Can I get some pro's and con's on this lathe...


----------



## dbriski (Jan 11, 2008)

If that 43" at the centerline you are meaning the heigth of the lathe, you could just build a custom stand for it to raise it to the heigth you need.


----------



## vick (Jan 11, 2008)

You can easily raise the height with wooden shim blocks at the feet.

The relatively high low speed may not seem like a problem to you but this is a lot bigger lather.  If you chunk up a 14 inch bowl that is unbalanced you will quickly see why it is a problem.

Grizzly lathes over all do not have an excellent reputation.  However their price point for a 16 lathe cannot be beat.  The closest I can think of is the Nova 1624 for about $1000.  But it has a much saner lower speed of 215 RPM's.
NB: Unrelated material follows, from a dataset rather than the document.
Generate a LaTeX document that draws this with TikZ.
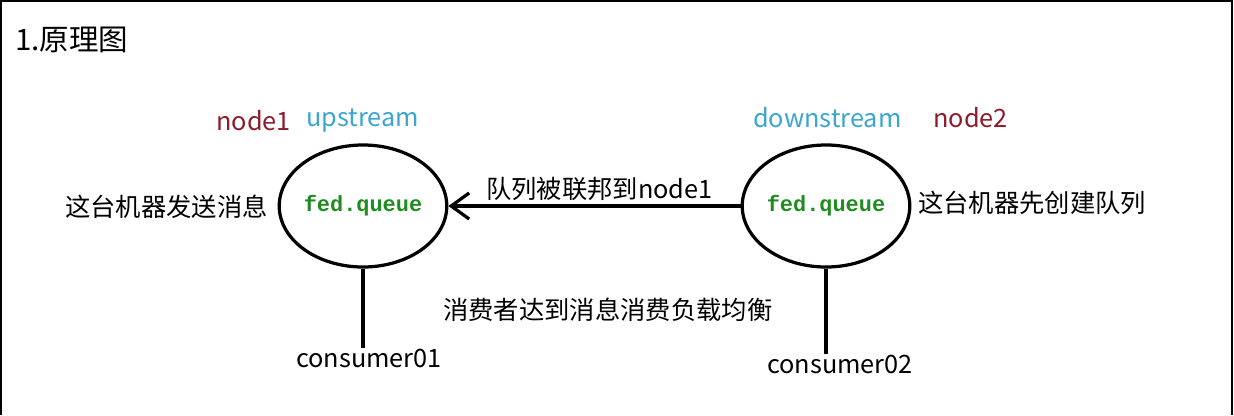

It is your choice and you need to be realistic on what you want to do with it.  If you plan on doing 15 inch bowls on it I would pass.  If mostly you are wanting to do little stuff and just want the larger capacity for the ocasional platter then maybe.


----------



## mwenman (Jan 11, 2008)

> _Originally posted by ozmandus_
> ...  biggest problem I see is it's only 43" at the centerline.. which may be a little low, but I could work with it unless I can get some sort of riser block.
> Can I get some pro's and con's on this lathe...



For the price, it isn't a bad lathe and that is 43" between centers and unless you will be turning something like canopy bed posts, am sure you will find 43" plenty long enough.  The overall Height of the lathe is 48 3/4" so you have atleast 47" from floor up to the centerline but you could make a small pedistal to put the lathe on if you wanted to raise it up.  I am 6'3" and with my arm at my side bent at the elbow with forearm parallel to the floor, that is at approx 46" right there so am sure you will find the height at centerline sufficient without the need for a stand.

One bonus for this lathe is that the head/tail stock are both MT2 and  1" x 8 tpi RH headstock spindle so your jet accessories such as chuck, live center etc will fit without additional purchases.


----------



## rhahnfl (Jan 11, 2008)

Great gloat... congrats!!!! Wish I could pull one of those off.


----------



## woodman928 (Jan 11, 2008)

The one thing I dont like about the big Grizzly is the head stock dose not have a thru shaft and they tell me at Grizzly that is the biggest complaint they get about the Lathes. 
Jay


----------



## jhs494 (Jan 11, 2008)

Good job on the big sale!


----------



## TellicoTurning (Jan 11, 2008)

Thanks all, I was waiting for Frank to weigh in on this too since he just got a new Grizzly and said he like them... he just got an upgrade next notch up from the one I'm looking at that is a true VS... he Pm'd me on another forum and said about same thing as here... suggested I might be happier with Jet 1642... 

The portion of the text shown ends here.